## Instructions to follow
Among the lines of the listing below, retype exactly those from the one containing "Emit a Python" through the one containing "from matplotlib.patches import Rectangle", both included. Do not include pictures.

## Dataset
════

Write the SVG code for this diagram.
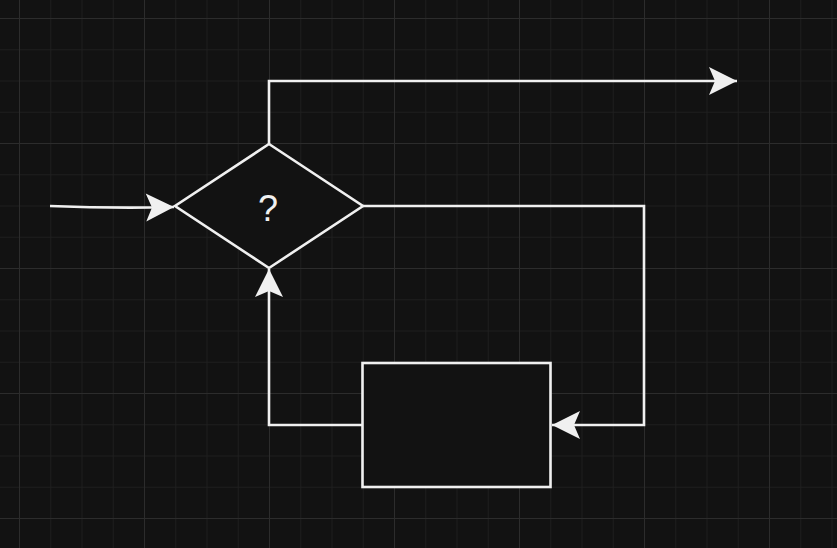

════

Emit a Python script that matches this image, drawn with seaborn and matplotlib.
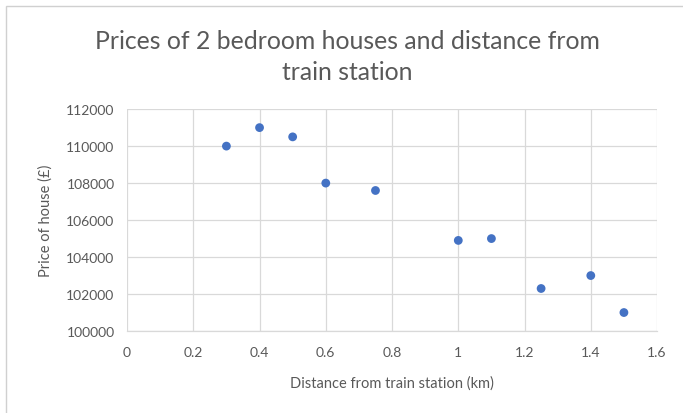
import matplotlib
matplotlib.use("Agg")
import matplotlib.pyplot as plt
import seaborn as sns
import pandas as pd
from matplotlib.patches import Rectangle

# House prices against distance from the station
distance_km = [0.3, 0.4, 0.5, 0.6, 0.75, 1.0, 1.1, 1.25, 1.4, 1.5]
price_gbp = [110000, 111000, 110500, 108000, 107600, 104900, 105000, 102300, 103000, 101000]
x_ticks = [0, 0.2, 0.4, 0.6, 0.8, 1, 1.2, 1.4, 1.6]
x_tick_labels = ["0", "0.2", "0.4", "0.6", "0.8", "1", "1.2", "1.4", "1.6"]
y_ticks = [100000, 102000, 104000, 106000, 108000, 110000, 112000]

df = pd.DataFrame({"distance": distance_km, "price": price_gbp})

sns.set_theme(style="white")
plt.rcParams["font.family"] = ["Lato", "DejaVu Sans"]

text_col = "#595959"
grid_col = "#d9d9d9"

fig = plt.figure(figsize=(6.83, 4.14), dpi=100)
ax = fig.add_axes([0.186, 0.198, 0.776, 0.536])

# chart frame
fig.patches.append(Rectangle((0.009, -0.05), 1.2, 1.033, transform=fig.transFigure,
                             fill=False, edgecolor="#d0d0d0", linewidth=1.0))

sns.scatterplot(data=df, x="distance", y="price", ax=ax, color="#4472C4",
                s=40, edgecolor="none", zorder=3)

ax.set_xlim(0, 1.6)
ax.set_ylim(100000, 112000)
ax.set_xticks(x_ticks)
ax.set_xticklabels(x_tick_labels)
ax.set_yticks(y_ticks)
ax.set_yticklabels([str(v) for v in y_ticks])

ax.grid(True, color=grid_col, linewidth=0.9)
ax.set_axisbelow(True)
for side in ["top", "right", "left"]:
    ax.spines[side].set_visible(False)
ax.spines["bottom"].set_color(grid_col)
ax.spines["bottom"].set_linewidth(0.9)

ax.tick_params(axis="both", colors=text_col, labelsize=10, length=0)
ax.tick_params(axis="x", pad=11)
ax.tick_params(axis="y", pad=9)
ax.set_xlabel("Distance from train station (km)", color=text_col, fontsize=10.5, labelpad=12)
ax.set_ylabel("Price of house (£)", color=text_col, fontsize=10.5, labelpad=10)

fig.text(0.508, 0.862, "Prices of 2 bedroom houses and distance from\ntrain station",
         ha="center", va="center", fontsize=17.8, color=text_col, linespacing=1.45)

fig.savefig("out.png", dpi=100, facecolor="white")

════

## Finished exercise
Emit a Python script that matches this image, drawn with seaborn and matplotlib.
import matplotlib
matplotlib.use("Agg")
import matplotlib.pyplot as plt
import seaborn as sns
import pandas as pd
from matplotlib.patches import Rectangle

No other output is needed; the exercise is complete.